Researchers say finding might help identify patients most likely to be helped by chemotherapy, radiation
WEDNESDAY, Aug. 31, 2016 (HealthDay News) — Fourteen genes have been identified that may help determine whether a cancer treatment could help a patient, according to a study published online Aug. 31 in Nature Communications.
The researchers first determined 14 genes that consistently over-express in a large number of cancers. The study team then created a scoring system (Centromere and kinetochore gene Expression Score [CES]) based on the degree of over-expression. A higher score meant more over-expression in those genes.

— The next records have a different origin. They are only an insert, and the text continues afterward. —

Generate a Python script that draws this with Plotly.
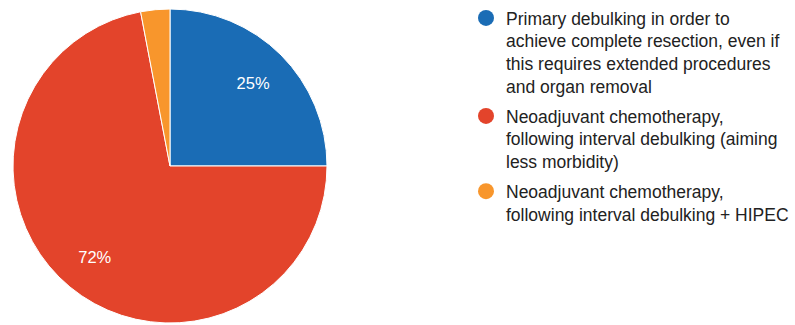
import plotly.graph_objects as go

labels = [
    "Primary debulking in order to<br>achieve complete resection, even if<br>this requires extended procedures<br>and organ removal",
    "Neoadjuvant chemotherapy,<br>following interval debulking (aiming<br>less morbidity)",
    "Neoadjuvant chemotherapy,<br>following interval debulking + HIPEC",
]
values = [25, 72, 3]
colors = ["#1a6cb5", "#e3442b", "#f8962c"]
shown_text = ["25%", "72%", ""]

dom = dict(x=[13/795, 327/795], y=[2/325, 316/325])

fig = go.Figure()
fig.add_trace(go.Pie(
    labels=labels, values=values, sort=False, direction="clockwise", rotation=0,
    marker=dict(colors=colors, line=dict(color="white", width=1)),
    textinfo="none", showlegend=False, hoverinfo="label+percent",
    domain=dom,
))
# transparent ring carrying the percentage labels at 3/4 radius
fig.add_trace(go.Pie(
    labels=labels, values=values, sort=False, direction="clockwise", rotation=0,
    hole=0.5,
    marker=dict(colors=["rgba(0,0,0,0)"] * 3, line=dict(width=0)),
    text=shown_text, textinfo="text", textposition="inside",
    insidetextorientation="horizontal",
    textfont=dict(color="white", size=16.5, family="Liberation Sans, Arial"),
    showlegend=False, hoverinfo="skip",
    domain=dom,
))
for i, (lab, col) in enumerate(zip(labels, colors)):
    fig.add_trace(go.Scatter(
        x=[None], y=[None], mode="markers", name=lab,
        marker=dict(symbol="circle", size=19, color=col),
        legendgroup=f"g{i}", showlegend=True,
    ))

fig.update_layout(
    width=795, height=325,
    margin=dict(l=0, r=0, t=0, b=0),
    paper_bgcolor="white", plot_bgcolor="white",
    xaxis=dict(visible=False), yaxis=dict(visible=False),
    legend=dict(
        x=466/795, y=1.0, xanchor="left", yanchor="top",
        font=dict(size=17.5, color="#222222", family="Liberation Sans, Arial"),
        valign="top", tracegroupgap=4, itemsizing="trace",
    ),
)
fig.write_html("out.html", config={"displayModeBar": False},
               post_script="document.body.style.margin='0';")
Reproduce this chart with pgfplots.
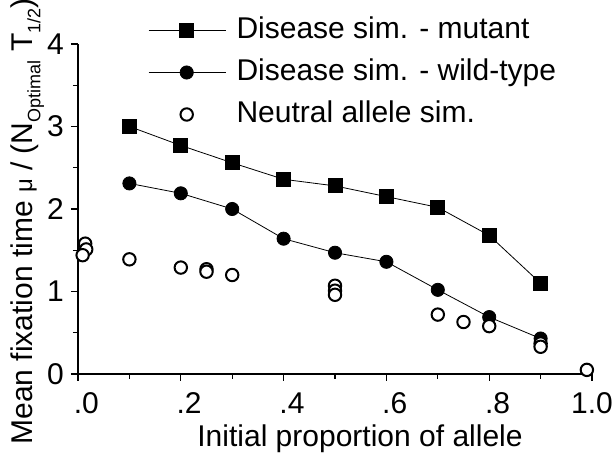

For several types of major cancers, the higher the score, the worse the prognosis for patients. But “another finding — one that is counterintuitive — is that high expression of these genes is also related to more effective chemotherapy and radiation therapy,” said principal investigator Gary Karpen, Ph.D., a senior scientist at the U.S. Department of Energy’s Lawrence Berkeley National Laboratory in California. The scores could then lead to predicting patient response to specific cancer treatments, according to the study team.
“Our results demonstrate the prognostic and predictive power of the CES, suggest a role for centromere misregulation in cancer progression, and support the idea that tumors with extremely high chromosomal instability are less tolerant to specific genotoxic therapies,” the authors conclude.